An employee is a voluntary member of a work force UNLESS the company is employee owned. I have always worked for ME and if I didn't like the pay or benefits of where I was working I got a better job. Novel concept.

Sure, but the government forces a company to deal with "organized labor" instead of just getting new workers. If you don't like the benefits or the pay, get a better job. As soon as the government says you can't fire a guy because he is on strike then the government has now seized control of that company. Period. If you don't want to work for the pay offered, the company should be free to find some one that will work for that pay. If no one will take the job for that pay scale then the scale would be moved upwards. Simple supply and demand.

No, it has a lot with the baggage of costs that have occurred because of them having to make deals with unions that were financially untenable. If you think $3K+ of overhead per 10K of product is a good thing then you have been a union lackey too long. While over seas companies have been staying lean and mean unions have burdened US auto manufacturers with overhead they can't handle.

Jim

Reply to
James Beck

snipped-for-privacy@earthl>> You mean the employees? They're the ones who do the work that creates

This is like saying that people eat and breathe only because they _want_ to.

Yeah... and when there wasn't a "better" job, what did you do? Good jobs don't grow on trees.

in

as

The

Debatable. Besides, how else would government protect people's freedom to associate?

You forget that Henry Ford used the police to break up strikes.

But it doesn't work that way. Look at the influx of illegal immigrants. They prevent the market from working properly (ie, increased wages for work people aren't excited about). Cheap labor destroys good-paying jobs.

benefits.

Having to? I thought businesses were free to do as they liked. Who cares if a strike destroys a company? That's the company's problem.

The basic problem with the American auto industry is that it doesn't want to compete. Nor, like most businesses, does it see its employees as partners in its enterprise.

Reply to
William Sommerwerck

Quite agree. this is the crux of the whole issue.

Sadly, this is lost on so many ignorant, foul mouthed people like Micahel Terrell, who seem only capable of ranting and foaming at the mouth about 'union stooges ' and telling anyone who supports the right of employees to organise themselves to 'kiss obama'a ass'.

-B

Reply to
b

start

disposable

I once worked for a company that stated -- on a poster -- that they didn't like unions, and would do anything to keep unions out of their company, including, but not limited to, treating their employees properly.
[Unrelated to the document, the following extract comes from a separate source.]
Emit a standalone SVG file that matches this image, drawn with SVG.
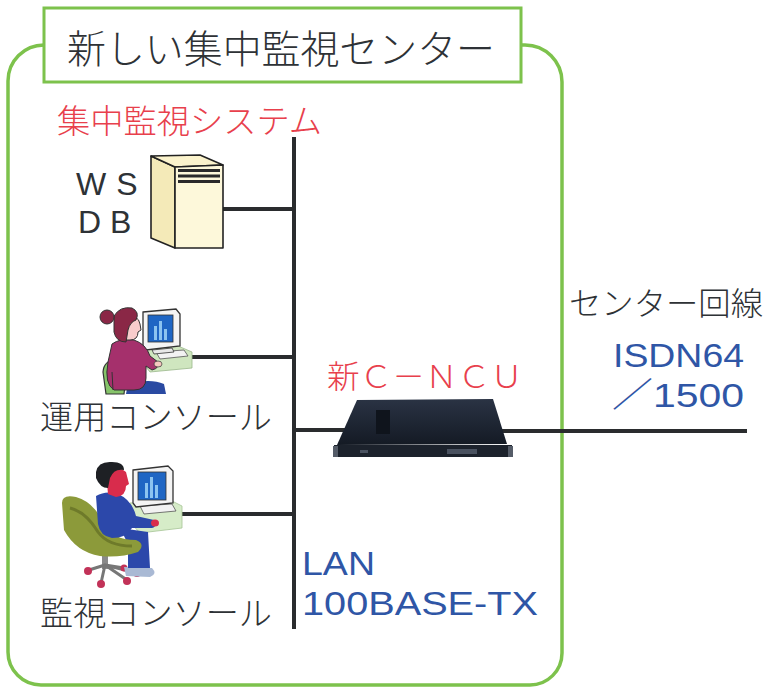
<svg xmlns="http://www.w3.org/2000/svg" width="768" height="687" viewBox="0 0 768 687">
  <style>
    .jp { font-family: "Noto Sans CJK JP", "Noto Sans", sans-serif; font-weight: 300; }
    .lat { font-family: "Liberation Sans", "Noto Sans CJK JP", sans-serif; }
    .dark { fill: #2e3236; }
    .red { fill: #e8404c; }
    .blue { fill: #2f56a6; }
    .frame { fill: none; stroke: #7dc24c; stroke-width: 3.5; }
    .wire { stroke: #2a2c2e; stroke-width: 4; fill: none; }
    .outline { stroke: #222; stroke-width: 1.6; stroke-linejoin: round; }
  </style>
  <defs>
    <linearGradient id="ncuTop" x1="0" y1="0" x2="0" y2="1">
      <stop offset="0" stop-color="#2a3344"/>
      <stop offset="1" stop-color="#141a24"/>
    </linearGradient>
  </defs>

  <rect width="768" height="687" fill="#ffffff"/>

  <!-- Center frame with title -->
  <g id="center-frame">
    <path class="frame" d="M44,45 A36,36 0 0 0 8,81 V652 A33,33 0 0 0 41,685 H530 A32,32 0 0 0 562,653 V82 A37,37 0 0 0 525,45 H521"/>
    <rect x="44" y="8" width="477" height="74" fill="#ffffff" stroke="#7dc24c" stroke-width="3"/>
    <text class="jp dark" x="67" y="63" font-size="39" textLength="428" lengthAdjust="spacingAndGlyphs">新しい集中監視センター</text>
  </g>

  <!-- Connectors: LAN bus and drops -->
  <g id="connectors">
    <line class="wire" x1="294" y1="137" x2="294" y2="629"/>
    <line class="wire" x1="223" y1="209" x2="294" y2="209"/>
    <line class="wire" x1="192" y1="357" x2="294" y2="357"/>
    <line class="wire" x1="182" y1="514" x2="294" y2="514"/>
    <line class="wire" x1="294" y1="430" x2="350" y2="430"/>
    <line class="wire" x1="500" y1="431" x2="747" y2="431"/>
  </g>

  <g id="system-label">
    <text class="jp red" x="57" y="133" font-size="33" textLength="265" lengthAdjust="spacingAndGlyphs">集中監視システム</text>
  </g>

  <!-- WS / DB server -->
  <g id="ws-db">
    <text class="lat dark" x="76" y="195" font-size="32" letter-spacing="10">WS</text>
    <text class="lat dark" x="78" y="233" font-size="32" letter-spacing="9">DB</text>
    <polygon class="outline" points="151,156 175,167 175,248 151,238" fill="#f4eab8"/>
    <polygon class="outline" points="151,156 200,155 223,165 175,167" fill="#fbf3cc"/>
    <polygon class="outline" points="175,167 223,165 223,248 175,248" fill="#fdf8da"/>
    <rect x="178" y="169" width="42" height="3" fill="#2a2a2a"/>
    <rect x="178" y="174.5" width="42" height="3" fill="#2a2a2a"/>
    <rect x="178" y="180" width="42" height="3" fill="#2a2a2a"/>
  </g>

  <!-- Operation console -->
  <g id="operation-console">
    <!-- desk and keyboard -->
    <polygon points="143,349 178,346 192,352 192,368 150,372 142,362" fill="#cfe6bf" stroke="#9bb88c" stroke-width="0.8"/>
    <polygon points="156,352 184,350 188,356 160,359" fill="#f2f2f2" stroke="#555" stroke-width="0.8"/>
    <!-- monitor -->
    <polygon points="143,312 176,309 180,314 180,346 146,350 143,346" fill="#f4f4f4" stroke="#333" stroke-width="1.3"/>
    <rect x="148" y="315" width="25" height="27" fill="#1f66c4" stroke="#333" stroke-width="0.8"/>
    <rect x="154" y="326" width="3" height="14" fill="#8cc4f0"/>
    <rect x="159" y="321" width="3" height="19" fill="#8cc4f0"/>
    <rect x="164" y="329" width="3" height="11" fill="#8cc4f0"/>
    <polygon points="152,350 172,348 174,352 154,354" fill="#e8e8e8" stroke="#333" stroke-width="0.8"/>
    <!-- chair back -->
    <path d="M103,372 Q104,360 116,360 Q128,362 126,376 L124,394 L106,394 Z" fill="#86c46a" stroke="#333" stroke-width="1.2"/>
    <!-- legs -->
    <path d="M128,384 Q150,378 164,384 L166,394 L126,394 Z" fill="#2a4aa2"/>
    <!-- sweater body -->
    <path d="M112,344 Q120,338 134,340 Q146,344 150,356 L158,362 Q160,368 152,370 L146,366 L146,378 Q146,390 134,390 L114,390 Q104,384 108,362 Z" fill="#a5306c" stroke="#333" stroke-width="1"/>
    <line x1="112" y1="372" x2="113" y2="390" stroke="#333" stroke-width="1"/>
    <!-- hand -->
    <ellipse cx="158" cy="364" rx="4" ry="3" fill="#f6c8c0" stroke="#333" stroke-width="0.7"/>
    <!-- face -->
    <path d="M128,318 Q138,314 140,324 L141,330 L138,332 Q138,340 130,340 L124,340 Z" fill="#f8cccc" stroke="#333" stroke-width="1"/>
    <!-- hair -->
    <path d="M114,316 Q120,306 132,308 Q140,312 136,320 Q130,322 128,330 L126,342 Q116,342 114,332 Z" fill="#8a2746" stroke="#333" stroke-width="1"/>
    <circle cx="107" cy="317" r="7" fill="#8a2746" stroke="#333" stroke-width="1"/>
  </g>
  <g id="operation-label">
    <text class="jp dark" x="40" y="429" font-size="33" textLength="232" lengthAdjust="spacingAndGlyphs">運用コンソール</text>
  </g>

  <!-- Monitoring console -->
  <g id="monitoring-console">
    <!-- desk -->
    <polygon points="130,503 170,500 182,506 182,528 140,533 128,520" fill="#d6ecc8" stroke="#a6c496" stroke-width="0.8"/>
    <polygon points="140,506 172,504 176,511 144,514" fill="#f2f2f2" stroke="#555" stroke-width="0.8"/>
    <!-- monitor -->
    <polygon points="133,470 168,466 173,471 173,503 136,507 133,503" fill="#f4f4f4" stroke="#333" stroke-width="1.3"/>
    <rect x="138" y="472" width="28" height="28" fill="#1f66c4" stroke="#333" stroke-width="0.8"/>
    <rect x="145" y="483" width="3" height="15" fill="#8cc4f0"/>
    <rect x="150" y="477" width="3" height="21" fill="#8cc4f0"/>
    <rect x="155" y="485" width="3" height="13" fill="#8cc4f0"/>
    <!-- chair base -->
    <rect x="102" y="552" width="6" height="17" fill="#8a8a8a"/>
    <path d="M89,570 L105,565 L127,580 M105,565 L101,583 M105,565 L137,573 M105,565 L124,568" stroke="#777" stroke-width="3" fill="none"/>
    <circle cx="88" cy="571" r="4" fill="#c23258"/>
    <circle cx="101" cy="584" r="4" fill="#c23258"/>
    <circle cx="127" cy="581" r="4" fill="#c23258"/>
    <circle cx="137" cy="573" r="4" fill="#c23258"/>
    <circle cx="124" cy="568" r="3.5" fill="#c23258"/>
    <!-- shoes and legs -->
    <path d="M124,567 L152,568 Q158,574 150,577 L126,576 Z" fill="#a9b9d4"/>
    <path d="M120,528 L148,532 L150,568 L128,568 L128,544 Z" fill="#2c48aa"/>
    <!-- chair seat and back -->
    <path d="M62,503 Q62,494 76,497 Q94,502 104,524 Q112,540 136,540 Q146,544 138,552 Q120,558 100,556 Q76,552 64,530 Z" fill="#8c9a3a"/>
    <path d="M70,508 Q86,512 98,532 Q108,546 132,546" stroke="#6e7a2a" stroke-width="3" fill="none"/>
    <!-- torso and arm -->
    <path d="M96,496 Q106,490 118,494 Q132,500 136,516 L154,520 Q158,526 152,528 L132,528 Q126,538 112,538 Q100,536 98,524 Z" fill="#2c48aa"/>
    <ellipse cx="155" cy="523" rx="4" ry="3.5" fill="#d82c4c"/>
    <!-- head -->
    <path d="M106,472 Q116,464 126,472 L129,484 L126,486 Q126,496 116,497 L108,494 Z" fill="#d82c4c"/>
    <path d="M96,472 Q98,461 112,462 Q124,462 124,470 Q114,468 110,478 L108,488 Q100,488 96,478 Z" fill="#1e2024"/>
  </g>
  <g id="monitoring-label">
    <text class="jp dark" x="40" y="625" font-size="33" textLength="232" lengthAdjust="spacingAndGlyphs">監視コンソール</text>
  </g>

  <!-- New C-NCU -->
  <g id="new-c-ncu">
    <text class="jp red" x="327" y="388" font-size="32" textLength="196" lengthAdjust="spacingAndGlyphs">新Ｃ－ＮＣＵ</text>
    <polygon points="357,400 493,399 507,444 337,445" fill="url(#ncuTop)"/>
    <rect x="334" y="445" width="178" height="12" fill="#1c222c"/>
    <rect x="333" y="446" width="5" height="11" fill="#555c68"/>
    <rect x="508" y="446" width="5" height="11" fill="#555c68"/>
    <rect x="376" y="410" width="14" height="24" fill="#0f141c"/>
    <rect x="447" y="449" width="30" height="5" fill="#4a5260"/>
    <rect x="360" y="450" width="8" height="3" fill="#4a5260"/>
  </g>

  <!-- Center line label -->
  <g id="center-line">
    <text class="jp dark" x="569" y="315" font-size="32" textLength="194" lengthAdjust="spacingAndGlyphs">センター回線</text>
    <text class="lat blue" x="613" y="367" font-size="34" textLength="131" lengthAdjust="spacingAndGlyphs">ISDN64</text>
    <text class="lat blue" x="612" y="407" font-size="34" textLength="132" lengthAdjust="spacingAndGlyphs">／1500</text>
  </g>

  <!-- LAN label -->
  <g id="lan">
    <text class="lat blue" x="302" y="575" font-size="34" textLength="73" lengthAdjust="spacingAndGlyphs">LAN</text>
    <text class="lat blue" x="302" y="615" font-size="34" textLength="236" lengthAdjust="spacingAndGlyphs">100BASE-TX</text>
  </g>
</svg>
I don't think Michael is so much anti-union as he is against the government's vigorous support of union rights.

Reply to
William Sommerwerck

The employees don't WANT to be partners. Partners share the bad parts with the good. Auto industry employees become part of the bad parts, because when the bad parts come, they force the industry to indemnify them from the bad parts.

--
                              God help us all,
      The next President of the United States will be a liberal Democrat,
          'cause we're down to PIAPS, B. Hussein or "Mumps" McCain.
Reply to
clifto

You seem to have added a right that is not found in the BOR. Exactly where is that right specified?

Leonard

Reply to
Leonard Caillouet

You are correct. Good jobs don't grow on trees. People who own businesses make profits and can afford to pay people well. Good paying jobs are also created by union coersion, and businesses that survive in spite of it are often doomed to becoming non-competitive in the market. Has the last half of the last century taught you nothing?

Leonard

Reply to
Leonard Caillouet

The US auto industry is a shining example of this. There are good things about unions, but it seems they often become greedy to the point of driving their business into the ground. If my field unionized, every one of our jobs would be outsourced to India before we knew what hit us. I don't mind being non-union, if I don't like the way I'm being treated as an employee, I resign and get a job elsewhere. I've done it before and doubt that will be the last time in my career.